University theatre in Glasgow, Scotland

The Ramshorn (formerly St David's Parish Church), is a deconsecrated church building located on Ingram Street in the Merchant City area of Glasgow, Scotland. It is home to SCILT, Scotland's National Centre for Languages and the Confucius Institute for Scotland's Schools (CISS), both centres within the University of Strathclyde. The building is owned by the University, which bought the church in 1983 and used it as a theatre and performance space from 1992 until 2011.

The former church building sits within the Ramshorn Cemetery, one of Glasgow's oldest burial grounds.

== Architectural significance ==
The Ramshorn was originally built as St David's Parish Church in 1824, replacing a church that had stood on the site since 1720. Now a category A listed building, it was designed by English architect Thomas Rickman in the Gothic Revival style. This was the only Scottish church he designed.

Many of the stained-glass windows in the building are the work of W and J J Kier of Glasgow. They depict stories from the Old and New Testament.

== Historical significance ==
Known popularly as the Ramshorn Kirk, the church was in a wealthy and sought after area of Glasgow at the time. Prominent Glaswegians buried in the surrounding Ramshorn Cemetery, include industrialist David Dale, and tobacco merchants Andrew Buchanan and John Glassford.

Pierre Emile L'Angelier is also buried in the graveyard. He was the victim in the 1857 Madeleine Smith murder case.

The exterior of the building features a plaque to Sir John A MacDonald, the first prime minister of Canada, who was born in the parish, in addition to plaques to Professor John Anderson, natural philosopher and founder of the institution that would become the University of Strathclyde, and his grandfather John Anderson, who was minister at the Ramshorn Church.

== Current use ==
In 1982, the church's dwindling congregation merged with that of the nearby Barony Church on Castle Street. The University of Strathclyde bought the church in 1983 and commissioned Page/Park Architects to convert it into a theatre and performing arts space. It operated as a theatre and performance space from 1992 to 2011.

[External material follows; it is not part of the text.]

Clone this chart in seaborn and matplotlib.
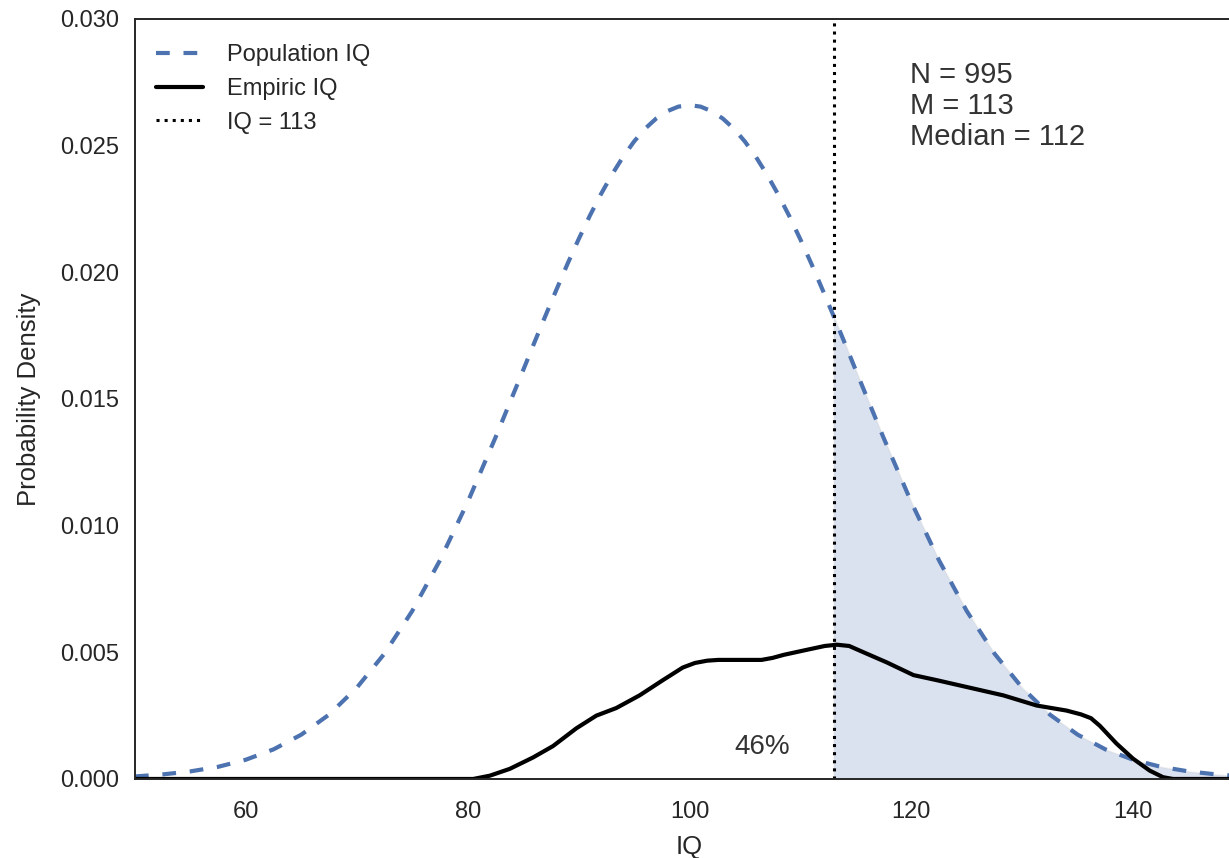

In May 2018, plans were submitted by the University of Strathclyde to Glasgow City Council to renovate the former theatre into offices and an exhibition area. The Ramshorn reopened in September 2019 as the home of SCILT, Scotland's National Centre for Languages and the Confucius Institute for Scotland's Schools (CISS), based within the Faculty of Humanities and Social Sciences at the University of Strathclyde.